Pour ce nouveau volet de la série des entretiens avec les éditeurs de poésie, la maison Héros-Limite nous ouvrent leurs portes. Alain Berset présente le lancement, le parcours, les projets en cours: du livre d’artiste aux traductions récentes de poètes comme Robert Lax. Il livre une partie de son expérience, qui commence et continue résolument en poésie.
D’où venez-vous? Comment agissez-vous pour la poésie au sein des éditions Héros-Limite? Quel a été le parcours fait sur la poésie depuis la création de la maison?
Alain Berset: Nous pouvons dire que la poésie est la colonne vertébrale des éditions. Nous avons tout d’abord commencé par là, via le livre d’artiste. Le projet de départ des éditions était de monter un atelier d’imprimerie, un peu sur le modèle de Guy Lévis Mano, un poète devenu éditeur qui imprimait lui-même ses livres. L’objectif était de faire nous-mêmes nos ouvrages, de les fabriquer, de les publier. Il y avait donc de la poésie parmi ces publications, et il y en a toujours. Le catalogue des éditions est emblématique à ce sujet. À l’époque, nous étions surtout intéressés par de la poésie liée au mouvement artistique Fluxus ou à la poésie minimaliste, concrète. Cela continue encore aujourd’hui. Nous éditons autant des traductions que des textes contemporains. Je me sens éditeur de poésie avant tout; ensuite nous sommes devenus plus généralistes. Dans les douze livres que nous éditons chaque année, il y a toujours une large partie qui est de la poésie.
Où êtes-vous? Comment situez-vous le travail en poésie des éditions Héros-Limite aujourd’hui?

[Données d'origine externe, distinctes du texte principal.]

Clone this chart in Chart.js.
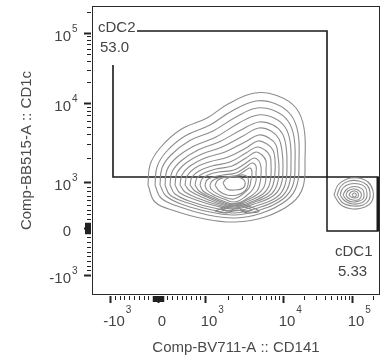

A.B.: Nous continuons toujours dans la perspective décrite, avec les moyens dont nous disposons. Autant que possible, nous mettons en avant de la poésie mais pas uniquement. Nous publions des traductions, dont certaines sont des rééditions, tout comme des auteurs francophones, classiques ou contemporains, tous genres confondus. De façon générale, chez les grands éditeurs, on s’aperçoit que la poésie n’est plus au centre de l’écriture littéraire ou philosophique, comme une forme de renouvellement de la langue. Cela est assez frappant, de manière générale, on a soit des éditeurs qui ne publient que strictement de la poésie, ou n’en publient pas du tout. Nous essayons, de notre côté, de garder un équilibre entre poésie et prose. Bien qu’elle se soit marginalisée, la poésie subsiste bien sûr de façon indéfectible, tant sur les tables de quelques librairies qu’aux travers d’une multitude de manifestations.
Où allez-vous? Que prévoient vos éditions pour ce genre dans les prochains mois? Quels sont vos projets futurs?
A.B.: L’année prochaine, nous prévoyons de sortir une biographie de Cavafy traduite de l’anglais par Eva Antonnikov ainsi qu’un volume d’essais sur la poésie contemporaine de David Lespiau. Nous allons poursuivre la publication des œuvres de Robert Lax traduites par Vincent Barras. Nous publierons aussi un recueil d’Isabelle Sbrissa. Nous collaborons étroitement avec la revue L’Ours Blanc qui s’intéresse aux nouvelles formes d’écriture, versifiées ou non. Par ailleurs, nous participons aux manifestations dédiées à la poésie, bien que celles-ci se soient faites plus rares en raison de la pandémie. Ces événements sont importants pour les auteurs, les éditeurs et enfin les lecteurs, car ils sont des moments de rencontres et d’échanges. Par chance, la manifestation «Poésie en Ville» a pu être maintenue à Genève fin septembre!